------ DATA SECTION ------

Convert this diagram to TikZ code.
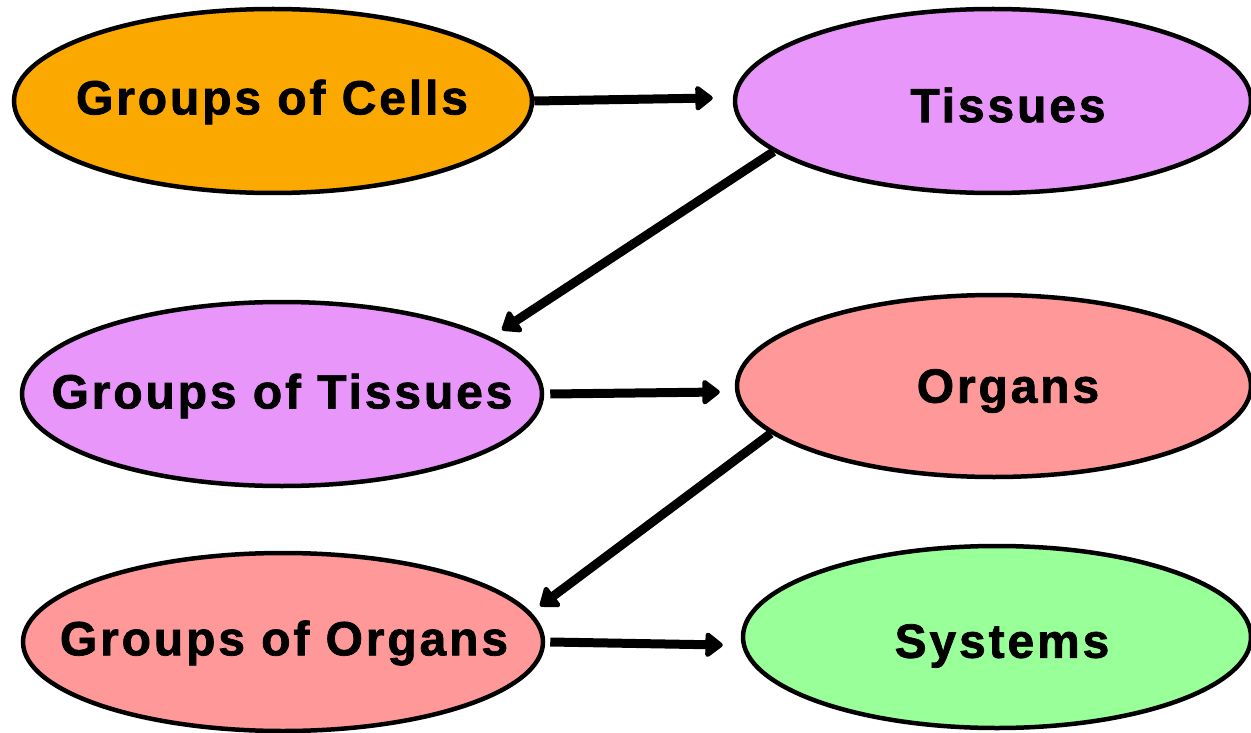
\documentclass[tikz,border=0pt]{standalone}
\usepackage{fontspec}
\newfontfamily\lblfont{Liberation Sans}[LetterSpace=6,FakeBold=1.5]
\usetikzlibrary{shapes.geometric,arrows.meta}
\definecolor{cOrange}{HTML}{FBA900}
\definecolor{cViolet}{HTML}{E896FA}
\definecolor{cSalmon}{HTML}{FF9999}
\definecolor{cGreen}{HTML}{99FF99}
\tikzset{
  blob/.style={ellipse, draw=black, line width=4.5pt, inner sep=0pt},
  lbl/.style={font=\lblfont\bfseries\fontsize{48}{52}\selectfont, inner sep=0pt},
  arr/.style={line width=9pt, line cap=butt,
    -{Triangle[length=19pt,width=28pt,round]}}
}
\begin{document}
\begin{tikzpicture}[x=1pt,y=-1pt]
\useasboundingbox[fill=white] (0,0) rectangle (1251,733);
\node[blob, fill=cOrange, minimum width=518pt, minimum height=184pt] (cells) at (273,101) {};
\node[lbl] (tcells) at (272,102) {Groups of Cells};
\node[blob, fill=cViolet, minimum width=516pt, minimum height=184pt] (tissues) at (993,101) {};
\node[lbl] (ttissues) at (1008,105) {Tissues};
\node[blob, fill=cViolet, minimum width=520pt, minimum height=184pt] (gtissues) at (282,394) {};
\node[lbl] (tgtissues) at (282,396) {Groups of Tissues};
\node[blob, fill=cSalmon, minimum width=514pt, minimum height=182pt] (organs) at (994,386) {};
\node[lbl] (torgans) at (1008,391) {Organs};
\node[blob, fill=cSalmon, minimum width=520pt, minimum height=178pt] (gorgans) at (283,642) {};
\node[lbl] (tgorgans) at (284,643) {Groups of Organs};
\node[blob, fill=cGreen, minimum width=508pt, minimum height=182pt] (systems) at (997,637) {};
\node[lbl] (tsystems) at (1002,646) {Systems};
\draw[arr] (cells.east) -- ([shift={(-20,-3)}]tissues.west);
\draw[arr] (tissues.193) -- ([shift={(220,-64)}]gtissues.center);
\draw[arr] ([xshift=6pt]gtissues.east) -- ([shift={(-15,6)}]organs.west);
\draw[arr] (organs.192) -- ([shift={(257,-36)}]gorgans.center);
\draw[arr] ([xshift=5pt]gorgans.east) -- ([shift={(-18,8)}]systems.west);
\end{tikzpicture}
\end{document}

------

§ AIM:
All of the material above needs to be restated exactly, with no pictures.

§ CORRECT RESPONSE:
Convert this diagram to TikZ code.
\documentclass[tikz,border=0pt]{standalone}
\usepackage{fontspec}
\newfontfamily\lblfont{Liberation Sans}[LetterSpace=6,FakeBold=1.5]
\usetikzlibrary{shapes.geometric,arrows.meta}
\definecolor{cOrange}{HTML}{FBA900}
\definecolor{cViolet}{HTML}{E896FA}
\definecolor{cSalmon}{HTML}{FF9999}
\definecolor{cGreen}{HTML}{99FF99}
\tikzset{
  blob/.style={ellipse, draw=black, line width=4.5pt, inner sep=0pt},
  lbl/.style={font=\lblfont\bfseries\fontsize{48}{52}\selectfont, inner sep=0pt},
  arr/.style={line width=9pt, line cap=butt,
    -{Triangle[length=19pt,width=28pt,round]}}
}
\begin{document}
\begin{tikzpicture}[x=1pt,y=-1pt]
\useasboundingbox[fill=white] (0,0) rectangle (1251,733);
\node[blob, fill=cOrange, minimum width=518pt, minimum height=184pt] (cells) at (273,101) {};
\node[lbl] (tcells) at (272,102) {Groups of Cells};
\node[blob, fill=cViolet, minimum width=516pt, minimum height=184pt] (tissues) at (993,101) {};
\node[lbl] (ttissues) at (1008,105) {Tissues};
\node[blob, fill=cViolet, minimum width=520pt, minimum height=184pt] (gtissues) at (282,394) {};
\node[lbl] (tgtissues) at (282,396) {Groups of Tissues};
\node[blob, fill=cSalmon, minimum width=514pt, minimum height=182pt] (organs) at (994,386) {};
\node[lbl] (torgans) at (1008,391) {Organs};
\node[blob, fill=cSalmon, minimum width=520pt, minimum height=178pt] (gorgans) at (283,642) {};
\node[lbl] (tgorgans) at (284,643) {Groups of Organs};
\node[blob, fill=cGreen, minimum width=508pt, minimum height=182pt] (systems) at (997,637) {};
\node[lbl] (tsystems) at (1002,646) {Systems};
\draw[arr] (cells.east) -- ([shift={(-20,-3)}]tissues.west);
\draw[arr] (tissues.193) -- ([shift={(220,-64)}]gtissues.center);
\draw[arr] ([xshift=6pt]gtissues.east) -- ([shift={(-15,6)}]organs.west);
\draw[arr] (organs.192) -- ([shift={(257,-36)}]gorgans.center);
\draw[arr] ([xshift=5pt]gorgans.east) -- ([shift={(-18,8)}]systems.west);
\end{tikzpicture}
\end{document}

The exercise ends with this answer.